Most significantly, Steele was not the source of the dossier information—no matter how many times Obama administration officials referred to him as such. Again and again we are told that the Justice Department and the FBI presented Steele’s information to the Foreign Intelligence Surveillance Court (FISC), even though it had not been corroborated, because Steele was a “credible so
urce.” He had provided solid information in the past, in particular, in the Justice Department’s 2010 FIFA soccer corruption investigation.10 As regards the dossier allegations, however, Steele was not the source; he was the accumulator and purveyor of allegations by the actual sources.

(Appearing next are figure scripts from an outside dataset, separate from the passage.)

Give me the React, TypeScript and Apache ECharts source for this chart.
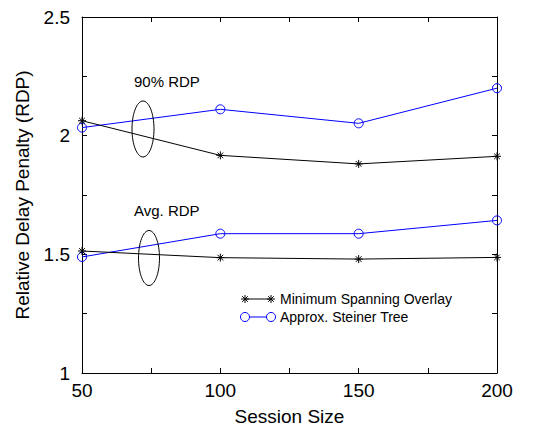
import React, { useEffect, useRef } from "react";
import * as echarts from "echarts";

const sessionSizes = [50, 100, 150, 200];
const msoRdp90 = [2.063, 1.917, 1.881, 1.913];
const astRdp90 = [2.034, 2.111, 2.052, 2.2];
const msoRdpAvg = [1.514, 1.486, 1.48, 1.487];
const astRdpAvg = [1.489, 1.587, 1.587, 1.643];
const seriesNames = ["Minimum Spanning Overlay", "Approx. Steiner Tree"];

const FONT = "Liberation Sans, Arial, sans-serif";
const ASTER = "path://M0,-4L0,4M-4,0L4,0M-2.83,-2.83L2.83,2.83M-2.83,2.83L2.83,-2.83";

const pairs = (ys: number[]) => sessionSizes.map((x, i) => [x, ys[i]]);

export default function App() {
  const ref = useRef<HTMLDivElement>(null);
  useEffect(() => {
    const chart = echarts.init(ref.current!, null, { renderer: "svg" });
    const axisLine = { show: true, lineStyle: { color: "#000", width: 1 } };
    const tickIn = { show: true, inside: true, length: 5, lineStyle: { color: "#000" } };
    const blackSeries = (data: number[]) => ({
      type: "line",
      name: seriesNames[0],
      data: pairs(data),
      symbol: ASTER,
      symbolSize: 8,
      lineStyle: { color: "#000", width: 1 },
      itemStyle: { color: "#000", borderColor: "#000", borderWidth: 1 },
      z: 3,
    });
    const blueSeries = (data: number[]) => ({
      type: "line",
      name: seriesNames[1],
      data: pairs(data),
      symbol: "circle",
      symbolSize: 9,
      lineStyle: { color: "#0000ff", width: 1 },
      itemStyle: { color: "rgba(0,0,0,0)", borderColor: "#0000ff", borderWidth: 1 },
      z: 2,
    });
    chart.setOption({
      animation: false,
      backgroundColor: "#fff",
      textStyle: { fontFamily: FONT },
      grid: { left: 82, right: 41, top: 17, bottom: 66 },
      xAxis: [
        {
          type: "value",
          min: 50,
          max: 200,
          interval: 25,
          axisLine,
          axisTick: tickIn,
          splitLine: { show: false },
          axisLabel: {
            color: "#000",
            fontSize: 19,
            fontFamily: FONT,
            margin: 8,
            formatter: (v: number) => (v % 50 === 0 ? String(v) : ""),
          },
          name: "Session Size",
          nameLocation: "middle",
          nameGap: 34,
          nameTextStyle: { color: "#000", fontSize: 19, fontFamily: FONT },
        },
        {
          type: "value",
          position: "top",
          min: 50,
          max: 200,
          interval: 25,
          axisLine,
          axisTick: tickIn,
          splitLine: { show: false },
          axisLabel: { show: false },
        },
      ],
      yAxis: [
        {
          type: "value",
          min: 1,
          max: 2.5,
          interval: 0.25,
          axisLine,
          axisTick: tickIn,
          splitLine: { show: false },
          axisLabel: {
            color: "#000",
            fontSize: 19,
            fontFamily: FONT,
            margin: 12,
            formatter: (v: number) => (Math.abs(v * 2 - Math.round(v * 2)) < 1e-6 ? String(v) : ""),
          },
          name: "Relative Delay Penalty (RDP)",
          nameLocation: "middle",
          nameGap: 50,
          nameTextStyle: { color: "#000", fontSize: 19, fontFamily: FONT },
        },
        {
          type: "value",
          position: "right",
          min: 1,
          max: 2.5,
          interval: 0.25,
          axisLine,
          axisTick: tickIn,
          splitLine: { show: false },
          axisLabel: { show: false },
        },
      ],
      series: [
        blueSeries(astRdp90),
        blueSeries(astRdpAvg),
        blackSeries(msoRdp90),
        blackSeries(msoRdpAvg),
      ],
      graphic: [
        {
          type: "text",
          left: 134,
          top: 74,
          style: { text: "90% RDP", fontSize: 15, fontFamily: FONT, fill: "#000" },
        },
        {
          type: "text",
          left: 134,
          top: 203,
          style: { text: "Avg. RDP", fontSize: 15, fontFamily: FONT, fill: "#000" },
        },
        {
          type: "ellipse",
          shape: { cx: 143, cy: 129, rx: 11, ry: 28 },
          style: { fill: "none", stroke: "#000", lineWidth: 1 },
          z: 10,
        },
        {
          type: "ellipse",
          shape: { cx: 149, cy: 258, rx: 10.5, ry: 27.5 },
          style: { fill: "none", stroke: "#000", lineWidth: 1 },
          z: 10,
        },
        // legend
        {
          type: "group",
          left: 238,
          top: 292,
          children: [
            { type: "line", shape: { x1: 4, y1: 7, x2: 30, y2: 7 }, style: { stroke: "#000", lineWidth: 1 } },
            { type: "line", shape: { x1: 4, y1: 3, x2: 4, y2: 11 }, style: { stroke: "#000", lineWidth: 1 } },
            { type: "line", shape: { x1: 0, y1: 7, x2: 8, y2: 7 }, style: { stroke: "#000", lineWidth: 1 } },
            { type: "line", shape: { x1: 1.2, y1: 4.2, x2: 6.8, y2: 9.8 }, style: { stroke: "#000", lineWidth: 1 } },
            { type: "line", shape: { x1: 1.2, y1: 9.8, x2: 6.8, y2: 4.2 }, style: { stroke: "#000", lineWidth: 1 } },
            { type: "line", shape: { x1: 30, y1: 3, x2: 30, y2: 11 }, style: { stroke: "#000", lineWidth: 1 } },
            { type: "line", shape: { x1: 26, y1: 7, x2: 34, y2: 7 }, style: { stroke: "#000", lineWidth: 1 } },
            { type: "line", shape: { x1: 27.2, y1: 4.2, x2: 32.8, y2: 9.8 }, style: { stroke: "#000", lineWidth: 1 } },
            { type: "line", shape: { x1: 27.2, y1: 9.8, x2: 32.8, y2: 4.2 }, style: { stroke: "#000", lineWidth: 1 } },
            {
              type: "text",
              x: 39,
              y: 0,
              style: { text: seriesNames[0], fontSize: 14, fontFamily: FONT, fill: "#000" },
            },
            { type: "line", shape: { x1: 8.5, y1: 25, x2: 25.5, y2: 25 }, style: { stroke: "#0000ff", lineWidth: 1 } },
            { type: "circle", shape: { cx: 4, cy: 25, r: 4.5 }, style: { fill: "none", stroke: "#0000ff", lineWidth: 1 } },
            { type: "circle", shape: { cx: 30, cy: 25, r: 4.5 }, style: { fill: "none", stroke: "#0000ff", lineWidth: 1 } },
            {
              type: "text",
              x: 39,
              y: 18,
              style: { text: seriesNames[1], fontSize: 14, fontFamily: FONT, fill: "#000" },
            },
          ],
        },
      ],
    });
    return () => chart.dispose();
  }, []);
  return (
    <div
      ref={ref}
      style={{ position: "absolute", left: 0, top: 0, width: 538, height: 439 }}
    />
  );
}
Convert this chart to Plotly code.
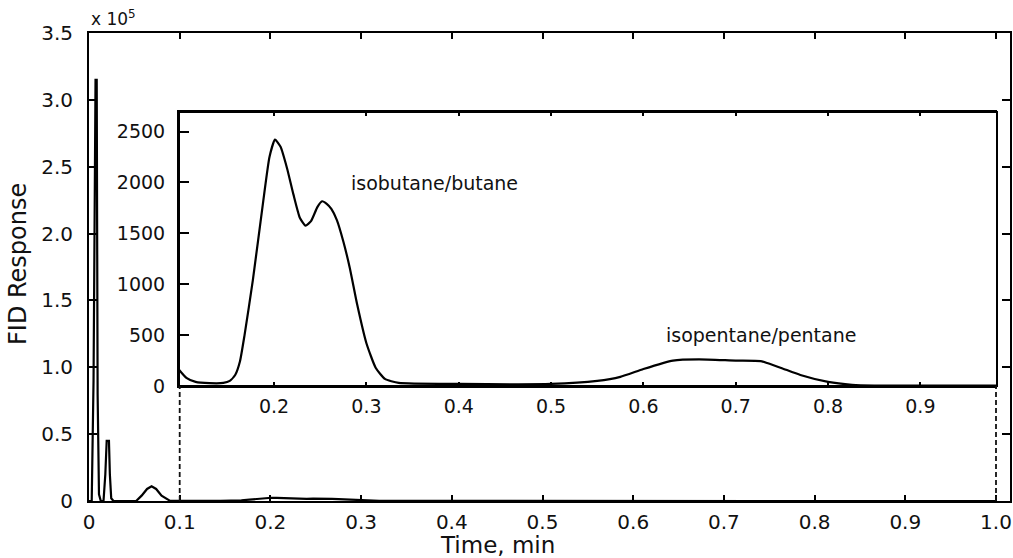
import plotly.graph_objects as go

# ---- data (raw FID response vs time, min) ----
time_min = [0.0, 0.003, 0.005, 0.0072, 0.0085, 0.0095, 0.011, 0.013,
            0.016, 0.018, 0.0195, 0.0205, 0.022, 0.023, 0.0245, 0.027,
            0.052, 0.058, 0.064, 0.069, 0.074, 0.080, 0.089, 0.094,
            0.097, 0.105, 0.115, 0.13, 0.145, 0.152, 0.158, 0.163, 0.168,
            0.177, 0.188, 0.195, 0.201, 0.207, 0.214, 0.221, 0.228, 0.234,
            0.24, 0.247, 0.252, 0.257, 0.262, 0.268, 0.275, 0.282, 0.29,
            0.30, 0.31, 0.32, 0.335, 0.40, 0.50, 0.55, 0.575, 0.60, 0.632,
            0.66, 0.70, 0.727, 0.734, 0.75, 0.77, 0.80, 0.826, 0.85, 0.983, 1.0]
response = [0, 0, 90000, 315000, 315000, 80000, 5000, 0,
            0, 20000, 45000, 45000, 45000, 20000, 2000, 0,
            0, 4000, 9000, 11000, 9000, 4000, 300, 200,
            160, 80, 40, 28, 30, 50, 110, 240, 500,
            1040, 1800, 2250, 2420, 2350, 2140, 1880, 1650, 1575,
            1620, 1760, 1815, 1790, 1740, 1630, 1420, 1160, 800,
            420, 180, 70, 30, 20, 20, 50, 90, 167, 250,
            262, 250, 245, 226, 175, 108, 40, 12, 5, 5, 5]

main_xticks = [0, 0.1, 0.2, 0.3, 0.4, 0.5, 0.6, 0.7, 0.8, 0.9, 1.0]
main_xlabels = ["0", "0.1", "0.2", "0.3", "0.4", "0.5", "0.6", "0.7", "0.8", "0.9", "1.0"]
main_yticks = [0, 0.5, 1.0, 1.5, 2.0, 2.5, 3.0, 3.5]
main_ylabels = ["0", "0.5", "1.0", "1.5", "2.0", "2.5", "3.0", "3.5"]
inset_xticks = [0.2, 0.3, 0.4, 0.5, 0.6, 0.7, 0.8, 0.9]
inset_yticks = [0, 500, 1000, 1500, 2000, 2500]
scale = 1e5

inset_t = [t for t in time_min if 0.097 <= t <= 0.983]
inset_r = [r for t, r in zip(time_min, response) if 0.097 <= t <= 0.983]

FONT = "DejaVu Sans"
W, H = 1013, 558
L, R, T, B = 89, 3, 33, 57
pw, ph = W - L - R, H - T - B

def px_x(p):
    return (p - L) / pw

def px_y(p):
    return (H - B - p) / ph

fig = go.Figure()
fig.add_trace(go.Scatter(x=time_min, y=[r / scale for r in response], mode="lines",
                         line=dict(color="black", width=2.2), xaxis="x", yaxis="y",
                         showlegend=False, hoverinfo="skip"))
fig.add_trace(go.Scatter(x=inset_t, y=inset_r, mode="lines",
                         line=dict(color="black", width=2.2, shape="spline", smoothing=0.5),
                         xaxis="x2", yaxis="y2", showlegend=False, hoverinfo="skip"))

inset_dom_x = [px_x(179), px_x(997)]
inset_dom_y = [px_y(386), px_y(112)]

axis_common = dict(showgrid=False, zeroline=False, showline=True, linecolor="black",
                   linewidth=2, ticks="inside", tickcolor="black", tickwidth=1.5,
                   automargin=False, ticklabeloverflow="allow")

fig.update_layout(
    width=W, height=H,
    margin=dict(l=L, r=R, t=T, b=B, autoexpand=False),
    paper_bgcolor="white", plot_bgcolor="white",
    font=dict(family=FONT, color="#111"),
    xaxis=dict(domain=[0, 1], range=[0, pw / 907.0], tickvals=main_xticks,
               ticktext=main_xlabels, ticklen=6, mirror="ticks",
               tickfont=dict(size=20, family=FONT), ticklabelstandoff=2, **axis_common),
    yaxis=dict(domain=[0, 1], range=[0, 3.5], tickvals=main_yticks, ticktext=main_ylabels,
               ticklen=8, mirror="ticks", tickfont=dict(size=20, family=FONT),
               ticklabelstandoff=10, **axis_common),
    xaxis2=dict(domain=inset_dom_x, anchor="y2", range=[0.097, 0.983], tickvals=inset_xticks,
                ticktext=[f"{v:.1f}" for v in inset_xticks], ticklen=4, mirror="ticks",
                tickfont=dict(size=19, family=FONT), ticklabelstandoff=2, **axis_common),
    yaxis2=dict(domain=inset_dom_y, anchor="x2", range=[0, 2692], tickvals=inset_yticks,
                ticktext=[str(v) for v in inset_yticks], ticklen=10,
                tickfont=dict(size=19, family=FONT), ticklabelstandoff=8, **axis_common),
)

shapes = [
    dict(type="rect", xref="x2 domain", yref="y2 domain", x0=0, x1=1, y0=0, y1=1,
         line=dict(color="black", width=2), layer="above"),
    dict(type="line", xref="x", yref="paper", x0=0.1, x1=0.1, y0=0, y1=inset_dom_y[0],
         line=dict(color="#111", width=1.8, dash="5px,3px")),
    dict(type="line", xref="x", yref="paper", x0=1.0, x1=1.0, y0=0, y1=inset_dom_y[0],
         line=dict(color="#111", width=1.8, dash="5px,3px")),
]
fig.update_layout(shapes=shapes)

annotations = [
    dict(text="x 10<sup>5</sup>", xref="paper", yref="paper", x=px_x(89), y=px_y(18),
         xanchor="left", yanchor="middle", showarrow=False, font=dict(size=17, family=FONT)),
    dict(text="FID Response", xref="paper", yref="paper", x=px_x(18), y=px_y(264),
         xanchor="center", yanchor="middle", textangle=-90, showarrow=False,
         font=dict(size=24, family=FONT)),
    dict(text="Time, min", xref="paper", yref="paper", x=px_x(497), y=px_y(545),
         xanchor="center", yanchor="middle", showarrow=False, font=dict(size=23, family=FONT)),
    dict(text="isobutane/butane", xref="x2", yref="y2", x=0.374, y=1994,
         xanchor="center", yanchor="middle", showarrow=False, font=dict(size=19, family=FONT)),
    dict(text="isopentane/pentane", xref="x2", yref="y2", x=0.727, y=500,
         xanchor="center", yanchor="middle", showarrow=False, font=dict(size=19, family=FONT)),
]
fig.update_layout(annotations=annotations)

fig.write_html("out.html", config={"displayModeBar": False},
               post_script="document.body.style.margin='0';document.body.style.overflow='hidden';")
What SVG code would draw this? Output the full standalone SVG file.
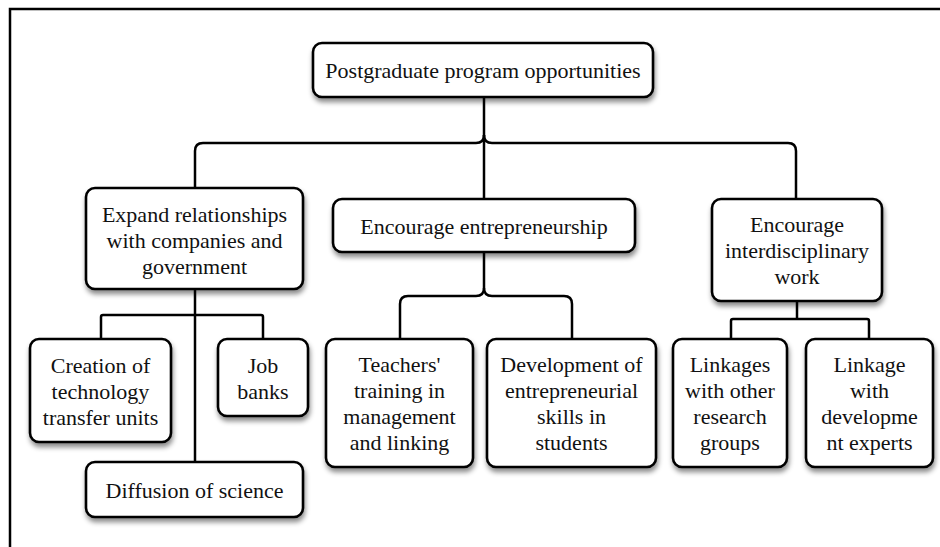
<svg xmlns="http://www.w3.org/2000/svg" width="940" height="547" viewBox="0 0 940 547">
<style>
.box{fill:#fff;stroke:#000;stroke-width:2.6;filter:url(#sh)}
.t{font-family:'Liberation Serif','Times New Roman',serif;font-size:22px;fill:#111;text-anchor:middle}
.c{fill:none;stroke:#000;stroke-width:2.5}
</style>
<defs>
<filter id="sh" x="-10%" y="-10%" width="130%" height="140%">
<feDropShadow dx="1" dy="4" stdDeviation="2.5" flood-color="#000" flood-opacity="0.45"/>
</filter>
</defs>
<rect width="940" height="547" fill="#fff"/>
<path d="M10 547 V9 H940" fill="none" stroke="#000" stroke-width="2.5"/>
<g id="connectors">
<path class="c" d="M484 97 V200"/>
<path class="c" d="M484 135 Q484 143 476 143 H203 Q195 143 195 151 V188"/>
<path class="c" d="M484 135 Q484 143 492 143 H788 Q796 143 796 151 V199"/>
<path class="c" d="M484 252 V288 Q484 296 476 296 H408 Q400 296 400 304 V339"/>
<path class="c" d="M484 288 Q484 296 492 296 H564 Q572 296 572 304 V339"/>
<path class="c" d="M195 289 V462"/>
<path class="c" d="M101 339 V317 Q101 315 103 315 H261 Q263 315 263 317 V339"/>
<path class="c" d="M797 301 V319"/>
<path class="c" d="M731 339 V321 Q731 319 733 319 H867 Q869 319 869 321 V339"/>
</g>
<g id="n-top"><rect class="box" x="313" y="43" width="340" height="54" rx="9"/><text class="t" x="483" y="78">Postgraduate program opportunities</text></g>
<g id="n-expand"><rect class="box" x="86" y="188" width="217" height="101" rx="9"/><text class="t" x="194.5" y="222">Expand relationships</text><text class="t" x="194.5" y="248">with companies and</text><text class="t" x="194.5" y="274">government</text></g>
<g id="n-entre"><rect class="box" x="333" y="199" width="302" height="53" rx="9"/><text class="t" x="484" y="233.5">Encourage entrepreneurship</text></g>
<g id="n-inter"><rect class="box" x="712" y="199" width="170" height="102" rx="9"/><text class="t" x="797" y="232">Encourage</text><text class="t" x="797" y="258">interdisciplinary</text><text class="t" x="797" y="284">work</text></g>
<g id="n-creation"><rect class="box" x="30" y="339" width="141" height="103" rx="9"/><text class="t" x="100.5" y="372.5">Creation of</text><text class="t" x="100.5" y="398.5">technology</text><text class="t" x="100.5" y="424.5">transfer units</text></g>
<g id="n-job"><rect class="box" x="218" y="339" width="90" height="77" rx="9"/><text class="t" x="263" y="372.5">Job</text><text class="t" x="263" y="398.5">banks</text></g>
<g id="n-diffusion"><rect class="box" x="86" y="462" width="217" height="55" rx="9"/><text class="t" x="194.5" y="497.5">Diffusion of science</text></g>
<g id="n-teachers"><rect class="box" x="326" y="339" width="147" height="128" rx="9"/><text class="t" x="399.5" y="372">Teachers'</text><text class="t" x="399.5" y="398">training in</text><text class="t" x="399.5" y="424">management</text><text class="t" x="399.5" y="450">and linking</text></g>
<g id="n-development"><rect class="box" x="487" y="339" width="169" height="128" rx="9"/><text class="t" x="571.5" y="372">Development of</text><text class="t" x="571.5" y="398">entrepreneurial</text><text class="t" x="571.5" y="424">skills in</text><text class="t" x="571.5" y="450">students</text></g>
<g id="n-linkages"><rect class="box" x="673" y="339" width="114" height="128" rx="9"/><text class="t" x="730" y="372">Linkages</text><text class="t" x="730" y="398">with other</text><text class="t" x="730" y="424">research</text><text class="t" x="730" y="450">groups</text></g>
<g id="n-linkage"><rect class="box" x="806" y="339" width="127" height="128" rx="9"/><text class="t" x="869.5" y="372">Linkage</text><text class="t" x="869.5" y="398">with</text><text class="t" x="869.5" y="424">developme</text><text class="t" x="869.5" y="450">nt experts</text></g>
</svg>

In criminal-justice parlance, when we are talking about information provided to a court in an application for some kind of warrant (e.g., a warrant to search, arrest, or wiretap a suspect), sources are the people who make the pertinent observations—who see the criminal conduct or hear the incriminating statements. In an application for a FISA warrant, the sources are the people who make the observations based on which federal judges are asked to find probable cause to believe a person is engaged in clandestine activity on behalf of a foreign power. Steele did not make any such observations. Instead, the observations of anonymous and sometimes unknown people were (allegedly) reported to him, and he then passed this information—multiple hearsay levels from the original source observations—to the FBI, which presented it to the court. Steele is assiduously referred to as a “source”; the Justice Department and the FBI figure lay people will accept this because he did pass the information to them, which sounds like what a source does. The non-specialist in legal procedure will not spot that the court was not given any basis to credit the actual sources—the unidentified Russian witnesses on whose observations the court was being asked to rely.